Ef you min’in’ gal dat talk so neat
An’ ack so lollice in de street
Goin’ pung de root ub a pepper tree
Fu’ t’row wit’ sugar in yo’ tea.
A’ done wit’ studyin’ right an’ wrang.
So ‘memba, me no ‘fraid to hang.
Eileen Hall rendered this specific orality – used primarily by the black majority working class of Antigua – to the page with confidence, ownership and validation of her island’s unique Creole. Following on from Una Marson’s third poetry collection The Moth and the Star (1937), with its trailblazing use of Jamaican nation language, Hall’s work preceded Marson’s countrywoman Louise Bennett by three years.
Hall never published another collection, but an aptitude for linguistics steered her to become a literary translator. Hillhouse’s research places Eileen Hall as the 20th century’s second woman poet (after Una Marson) from the Anglophone Caribbean to be published. Her ‘unearthing’ reveals a life shaped by Antigua, literature and an unending engagement with travel and the study of languages.
With her profuse production of biographies, children’s stories, essays, memoir and poems, Trinidad’s Olga Comma Maynard (1902-1998) still remains outside of any ‘literary and cultural criticism’ as described by Chris Campbell, lecturer in Global Literatures, in his contribution to Lost And Found. Comma Maynard’s 1929 collection Carib Echoes: Poems and Stories for Juniors was only published after the author secured hard earned money from ‘selling ads’. It remained in print for sixty years and is thought to be the first of its kind by a Trinidadian woman.
As a cultural historian, Comma Maynard’s appreciation for Caribbean and, more specifically, Trinidadian folklore traversed different strands of her writing. Her essay of validation ‘Folklore in Trinidad’ was included in the highly regarded 1934 publication Negro Anthology: 1931-1933, which augmented a growing appreciation of Pan-African literary culture. In it, she notes:
Generally speaking our folklore is still unwritten […] it works its mystic influence not only on the Negroes but also on the descendants of European settlers […]To educated minds superstitions ought to be distasteful, but neither education nor religion has yet succeeded in eradicating belief in or adherence to certain superstitions and customs of our island.

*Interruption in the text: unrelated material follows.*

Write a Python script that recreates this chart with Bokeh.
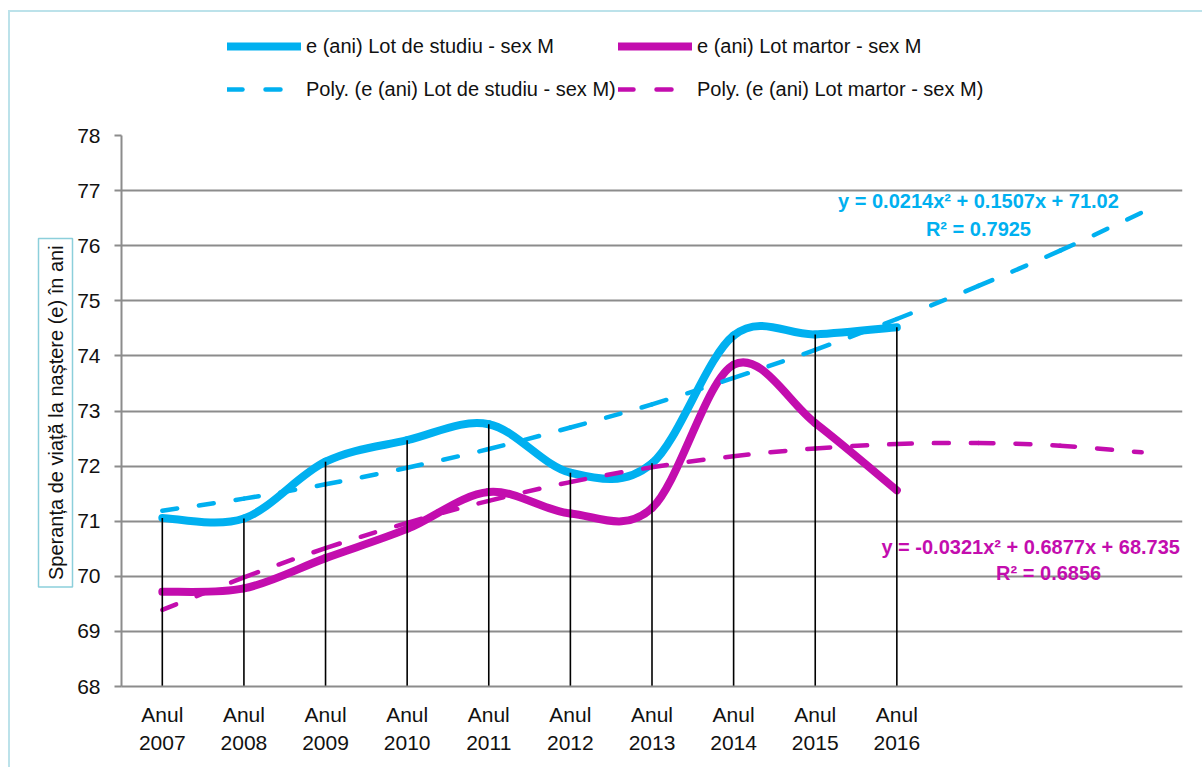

While access to and encouragement from writers like CLR James and George Lamming did not translate into the type of wider support that could sustain Comma Maynard in full-time authorship, her consistent and expansive ‘field of endeavour’ continued.
Alison Donnell convincingly posits that the preponderance of significant, male, Anglophone Caribbean writers in London during the 1950s and 1960s shaped the West Indian canon, which has endured, contributing to an ignorance and/or silencing of other, primarily female, voices from the region. Some of these had been creatively interpreting life in the region many years before. Donnell also references issues like the chasm between writings regarded as literary, as opposed to vernacular; publishing opportunity; and success denied, lost or offered because of remaining in the Caribbean or migrating to London.
Among the authors Donnell writes back into view are Oscar Ronald Dathorne (Guyana), Zee Edgell (Belize), Barbara Jones (Trinidad), and Peter Kempadoo (Guyana). She also dedicates the chapter ‘X is for the unfounds’ to women writers whose ‘works remain unexplored in critical accounts to date.’ The precarity of authorship and the ephemeral nature of literary acknowledgement are unambiguously exemplified.
Despite the opening word of the title, Professor Donnell states that ‘Caribbean writers before the 1970s are not lost, they are simply […] as yet unearthed.’ In its impressive scope and yield, Lost And Found An A-Z of Neglected Writers of the Anglophone Caribbean urges research that strays from narrow, well-worn paths and instead establishes new, interrogative tracks, leading to ‘unseen’ writers from this region of literary fecundity.